Request — Print the listing as it stands, omitting all images.

»»

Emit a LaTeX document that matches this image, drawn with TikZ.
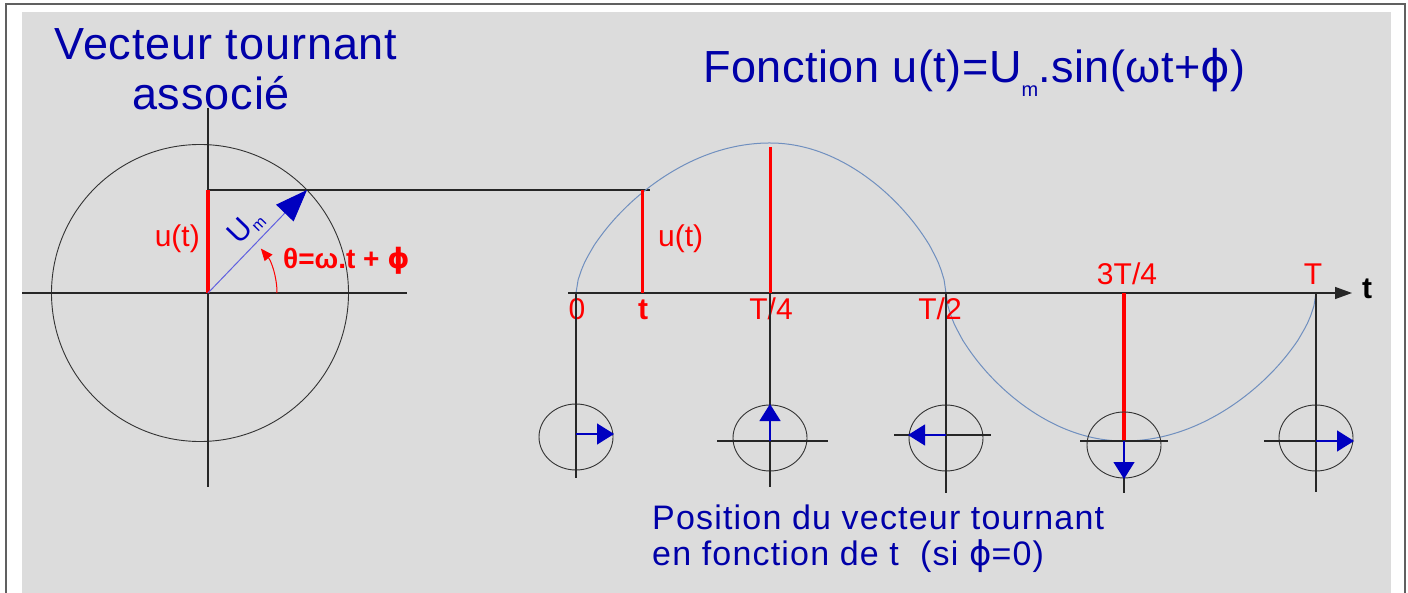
\documentclass[tikz,border=0pt]{standalone}
\usepackage{fontspec}
\setmainfont{Liberation Sans}
\newfontfamily\symfont{DejaVu Sans}
\usetikzlibrary{arrows.meta}
\definecolor{bg}{HTML}{DCDCDC}
\definecolor{tblue}{HTML}{0000A8}
\definecolor{vblue}{HTML}{0000C0}
\definecolor{lblue}{HTML}{6060E0}
\definecolor{cblue}{HTML}{6F8FBF}
\definecolor{ared}{HTML}{FF0000}
\definecolor{frame}{HTML}{606060}
\newcommand{\phisym}{{\symfont ϕ}}
\begin{document}
\begin{tikzpicture}[x=1pt,y=-1pt,
  blk/.style={draw=black!85, line width=1.3pt},
  thinline/.style={draw=black!80, line width=0.9pt},
  redbar/.style={draw=ared, line width=3pt},
  smallvec/.style={draw=vblue, line width=1.3pt, -{Triangle[length=17pt,width=21pt,color=vblue,fill=vblue]}},
  ttl/.style={text=tblue, font=\fontsize{45}{50}\selectfont\addfontfeature{LetterSpace=2}, inner sep=0pt},
  rlab/.style={text=ared, font=\fontsize{30}{34}\selectfont, inner sep=0pt},
  btxt/.style={text=tblue, font=\fontsize{34}{36}\selectfont\addfontfeature{LetterSpace=3.5}, inner sep=0pt}]
% background and frame
\useasboundingbox (0,0) rectangle (1408,593);
\fill[white] (0,0) rectangle (1408,593);
\fill[bg] (22,12) rectangle (1391,593);
\draw[frame, line width=2pt] (6,593) -- (6,4.5) -- (1405,4.5) -- (1405,593);

% titles
\node[ttl, anchor=base] (t1) at (226,60) {Vecteur tournant};
\node[ttl, anchor=base] (t2) at (211,110) {associé};
\node[ttl, font=\fontsize{45}{50}\selectfont\addfontfeature{LetterSpace=1.2}, anchor=base west] (t3) at (703,83) {Fonction u(t)=U\raisebox{-14pt}{\fontsize{20}{20}\selectfont m}.sin(ωt+\phisym)};

% left rotating vector
\coordinate (O) at (208,293);
\coordinate (P) at (307,190);
\coordinate (Py) at (208,190);
\coordinate (Lx1) at (22,293);
\coordinate (Lx2) at (407,293);
\coordinate (Ly1) at (208,108);
\coordinate (Ly2) at (208,487);
\coordinate (Cc) at (200,293);
\coordinate (Ct) at (650,190);
\draw[thinline] (Cc) circle[radius=148.5];
\draw[blk] (Lx1) -- (Lx2);
\draw[blk] (Ly1) -- (Ly2);
\draw[blk] (Py) -- (Ct);
\draw[redbar, line width=4pt] (O) -- (Py);
\draw[draw=lblue, line width=1pt, -{Triangle[length=32pt,width=24pt,color=vblue,fill=vblue]}] (O) -- (P);
\draw[ared, line width=1pt, -{Triangle[length=12pt,width=10pt]}] (277,293) arc[start angle=0, end angle=-40, radius=69];
\node[rlab, anchor=base east] (lu) at (200,247) {u(t)};
\node[text=vblue, font=\fontsize{30}{34}\selectfont, inner sep=0pt, rotate=46] (um) at (246,227) {U\raisebox{-5pt}{\fontsize{16}{16}\selectfont m}};
\node[rlab, font=\fontsize{28}{32}\selectfont\bfseries, anchor=base west] (th) at (283,269) {θ=ω.t + \phisym};

% time axis and sine
\coordinate (A0) at (568,293);
\coordinate (Aend) at (1352,293);
\draw[cblue, line width=1pt] (576,293)
  -- plot[domain=1:90, samples=60] ({576+\x/90*194},{293-150*exp(0.6*ln(sin(\x)))})
  -- plot[domain=0:89, samples=60] ({770+\x/90*176},{293-150*exp(0.6*ln(cos(\x)))})
  -- (946,293)
  -- plot[domain=1:90, samples=60] ({946+\x/90*178},{293+148*exp(0.6*ln(sin(\x)))})
  -- plot[domain=0:89, samples=60] ({1124+\x/90*192},{293+148*exp(0.6*ln(cos(\x)))})
  -- (1316,293);
\draw[blk, -{Triangle[length=17pt,width=12pt]}] (A0) -- (Aend);
\node[font=\fontsize{30}{34}\selectfont\bfseries, inner sep=0pt, anchor=base west] (tl) at (1362,299) {t};

% red value lines
\draw[redbar] (642,190) -- (642,293);
\draw[redbar] (770,147) -- (770,293);
\draw[redbar, line width=4pt] (1124,293) -- (1124,441);
\node[rlab, anchor=base west] (ru) at (658,247) {u(t)};

% tick labels
\node[rlab, anchor=base] (l0) at (577,320) {0};
\node[rlab, font=\fontsize{30}{34}\selectfont\bfseries, anchor=base] (lt) at (643,320) {t};
\node[rlab, anchor=base] (l1) at (771,320) {T/4};
\node[rlab, anchor=base] (l2) at (940,320) {T/2};
\node[rlab, anchor=base] (l3) at (1127,285) {3T/4};
\node[rlab, anchor=base] (l4) at (1313,285) {T};

% small rotating vectors
\coordinate (c1) at (576,437);
\coordinate (c2) at (770,438);
\coordinate (c3) at (946,438);
\coordinate (c4) at (1124,445);
\coordinate (c5) at (1316,438);
\foreach \c in {c1,c2,c3,c4,c5}
  \draw[thinline] (\c) ellipse[x radius=37, y radius=33];
\draw[blk] (576,293) -- (576,478);
\draw[blk] (770,293) -- (770,487);
\draw[blk] (946,293) -- (946,493);
\draw[blk] (1124,441) -- (1124,493);
\draw[blk] (1316,293) -- (1316,492);
\draw[blk] (717,441) -- (828,441);
\draw[blk] (894,435) -- (991,435);
\draw[blk] (1080,441) -- (1168,441);
\draw[blk] (1264,441) -- (1353,441);
\draw[smallvec] (576,434) -- (614,434);
\draw[smallvec] (770,441) -- (770,404);
\draw[smallvec] (946,435) -- (908,435);
\draw[smallvec] (1124,441) -- (1124,479);
\draw[smallvec] (1316,441) -- (1354,441);

% bottom caption
\node[btxt, anchor=base west] (b1) at (652,529) {Position du vecteur tournant};
\node[btxt, anchor=base west] (b2) at (652,565) {en fonction de t \ (si \phisym=0)};
\end{tikzpicture}
\end{document}
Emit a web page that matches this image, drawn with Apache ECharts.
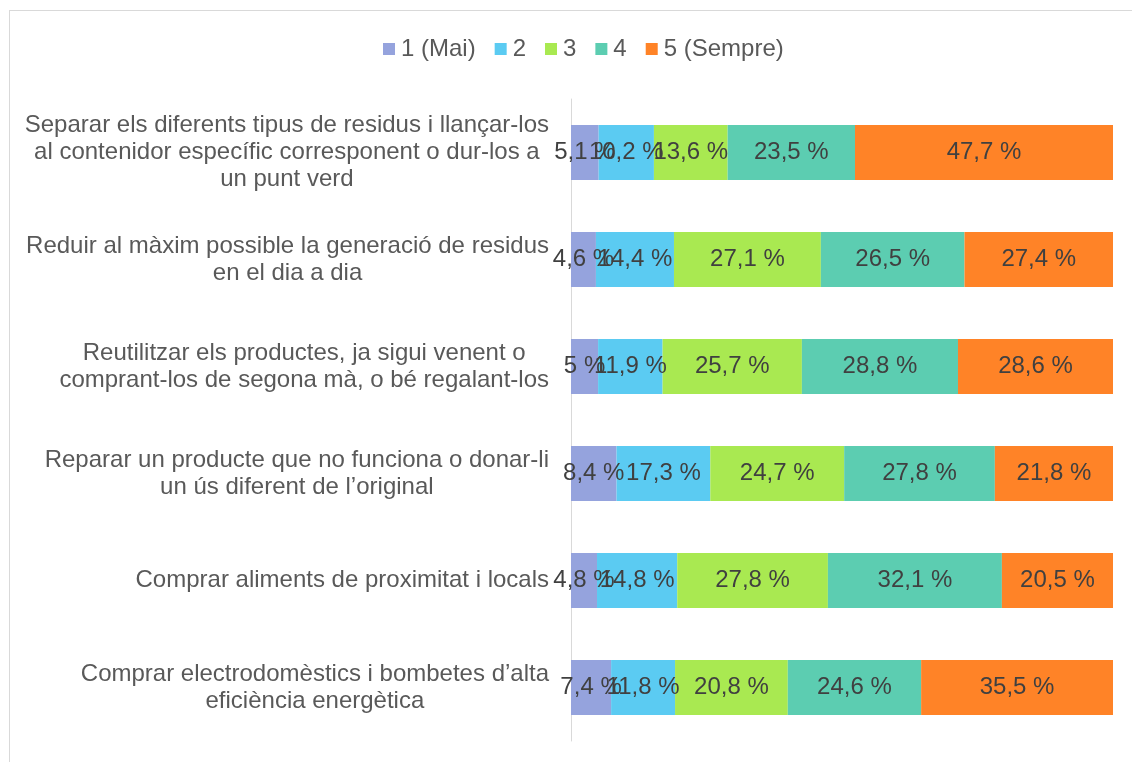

««

Full solution —
Emit a LaTeX document that matches this image, drawn with TikZ.
\documentclass[tikz,border=0pt]{standalone}
\usepackage{fontspec}
\setmainfont{Liberation Sans}
\newfontfamily\symfont{DejaVu Sans}
\usetikzlibrary{arrows.meta}
\definecolor{bg}{HTML}{DCDCDC}
\definecolor{tblue}{HTML}{0000A8}
\definecolor{vblue}{HTML}{0000C0}
\definecolor{lblue}{HTML}{6060E0}
\definecolor{cblue}{HTML}{6F8FBF}
\definecolor{ared}{HTML}{FF0000}
\definecolor{frame}{HTML}{606060}
\newcommand{\phisym}{{\symfont ϕ}}
\begin{document}
\begin{tikzpicture}[x=1pt,y=-1pt,
  blk/.style={draw=black!85, line width=1.3pt},
  thinline/.style={draw=black!80, line width=0.9pt},
  redbar/.style={draw=ared, line width=3pt},
  smallvec/.style={draw=vblue, line width=1.3pt, -{Triangle[length=17pt,width=21pt,color=vblue,fill=vblue]}},
  ttl/.style={text=tblue, font=\fontsize{45}{50}\selectfont\addfontfeature{LetterSpace=2}, inner sep=0pt},
  rlab/.style={text=ared, font=\fontsize{30}{34}\selectfont, inner sep=0pt},
  btxt/.style={text=tblue, font=\fontsize{34}{36}\selectfont\addfontfeature{LetterSpace=3.5}, inner sep=0pt}]
% background and frame
\useasboundingbox (0,0) rectangle (1408,593);
\fill[white] (0,0) rectangle (1408,593);
\fill[bg] (22,12) rectangle (1391,593);
\draw[frame, line width=2pt] (6,593) -- (6,4.5) -- (1405,4.5) -- (1405,593);

% titles
\node[ttl, anchor=base] (t1) at (226,60) {Vecteur tournant};
\node[ttl, anchor=base] (t2) at (211,110) {associé};
\node[ttl, font=\fontsize{45}{50}\selectfont\addfontfeature{LetterSpace=1.2}, anchor=base west] (t3) at (703,83) {Fonction u(t)=U\raisebox{-14pt}{\fontsize{20}{20}\selectfont m}.sin(ωt+\phisym)};

% left rotating vector
\coordinate (O) at (208,293);
\coordinate (P) at (307,190);
\coordinate (Py) at (208,190);
\coordinate (Lx1) at (22,293);
\coordinate (Lx2) at (407,293);
\coordinate (Ly1) at (208,108);
\coordinate (Ly2) at (208,487);
\coordinate (Cc) at (200,293);
\coordinate (Ct) at (650,190);
\draw[thinline] (Cc) circle[radius=148.5];
\draw[blk] (Lx1) -- (Lx2);
\draw[blk] (Ly1) -- (Ly2);
\draw[blk] (Py) -- (Ct);
\draw[redbar, line width=4pt] (O) -- (Py);
\draw[draw=lblue, line width=1pt, -{Triangle[length=32pt,width=24pt,color=vblue,fill=vblue]}] (O) -- (P);
\draw[ared, line width=1pt, -{Triangle[length=12pt,width=10pt]}] (277,293) arc[start angle=0, end angle=-40, radius=69];
\node[rlab, anchor=base east] (lu) at (200,247) {u(t)};
\node[text=vblue, font=\fontsize{30}{34}\selectfont, inner sep=0pt, rotate=46] (um) at (246,227) {U\raisebox{-5pt}{\fontsize{16}{16}\selectfont m}};
\node[rlab, font=\fontsize{28}{32}\selectfont\bfseries, anchor=base west] (th) at (283,269) {θ=ω.t + \phisym};

% time axis and sine
\coordinate (A0) at (568,293);
\coordinate (Aend) at (1352,293);
\draw[cblue, line width=1pt] (576,293)
  -- plot[domain=1:90, samples=60] ({576+\x/90*194},{293-150*exp(0.6*ln(sin(\x)))})
  -- plot[domain=0:89, samples=60] ({770+\x/90*176},{293-150*exp(0.6*ln(cos(\x)))})
  -- (946,293)
  -- plot[domain=1:90, samples=60] ({946+\x/90*178},{293+148*exp(0.6*ln(sin(\x)))})
  -- plot[domain=0:89, samples=60] ({1124+\x/90*192},{293+148*exp(0.6*ln(cos(\x)))})
  -- (1316,293);
\draw[blk, -{Triangle[length=17pt,width=12pt]}] (A0) -- (Aend);
\node[font=\fontsize{30}{34}\selectfont\bfseries, inner sep=0pt, anchor=base west] (tl) at (1362,299) {t};

% red value lines
\draw[redbar] (642,190) -- (642,293);
\draw[redbar] (770,147) -- (770,293);
\draw[redbar, line width=4pt] (1124,293) -- (1124,441);
\node[rlab, anchor=base west] (ru) at (658,247) {u(t)};

% tick labels
\node[rlab, anchor=base] (l0) at (577,320) {0};
\node[rlab, font=\fontsize{30}{34}\selectfont\bfseries, anchor=base] (lt) at (643,320) {t};
\node[rlab, anchor=base] (l1) at (771,320) {T/4};
\node[rlab, anchor=base] (l2) at (940,320) {T/2};
\node[rlab, anchor=base] (l3) at (1127,285) {3T/4};
\node[rlab, anchor=base] (l4) at (1313,285) {T};

% small rotating vectors
\coordinate (c1) at (576,437);
\coordinate (c2) at (770,438);
\coordinate (c3) at (946,438);
\coordinate (c4) at (1124,445);
\coordinate (c5) at (1316,438);
\foreach \c in {c1,c2,c3,c4,c5}
  \draw[thinline] (\c) ellipse[x radius=37, y radius=33];
\draw[blk] (576,293) -- (576,478);
\draw[blk] (770,293) -- (770,487);
\draw[blk] (946,293) -- (946,493);
\draw[blk] (1124,441) -- (1124,493);
\draw[blk] (1316,293) -- (1316,492);
\draw[blk] (717,441) -- (828,441);
\draw[blk] (894,435) -- (991,435);
\draw[blk] (1080,441) -- (1168,441);
\draw[blk] (1264,441) -- (1353,441);
\draw[smallvec] (576,434) -- (614,434);
\draw[smallvec] (770,441) -- (770,404);
\draw[smallvec] (946,435) -- (908,435);
\draw[smallvec] (1124,441) -- (1124,479);
\draw[smallvec] (1316,441) -- (1354,441);

% bottom caption
\node[btxt, anchor=base west] (b1) at (652,529) {Position du vecteur tournant};
\node[btxt, anchor=base west] (b2) at (652,565) {en fonction de t \ (si \phisym=0)};
\end{tikzpicture}
\end{document}
Emit a web page that matches this image, drawn with Apache ECharts.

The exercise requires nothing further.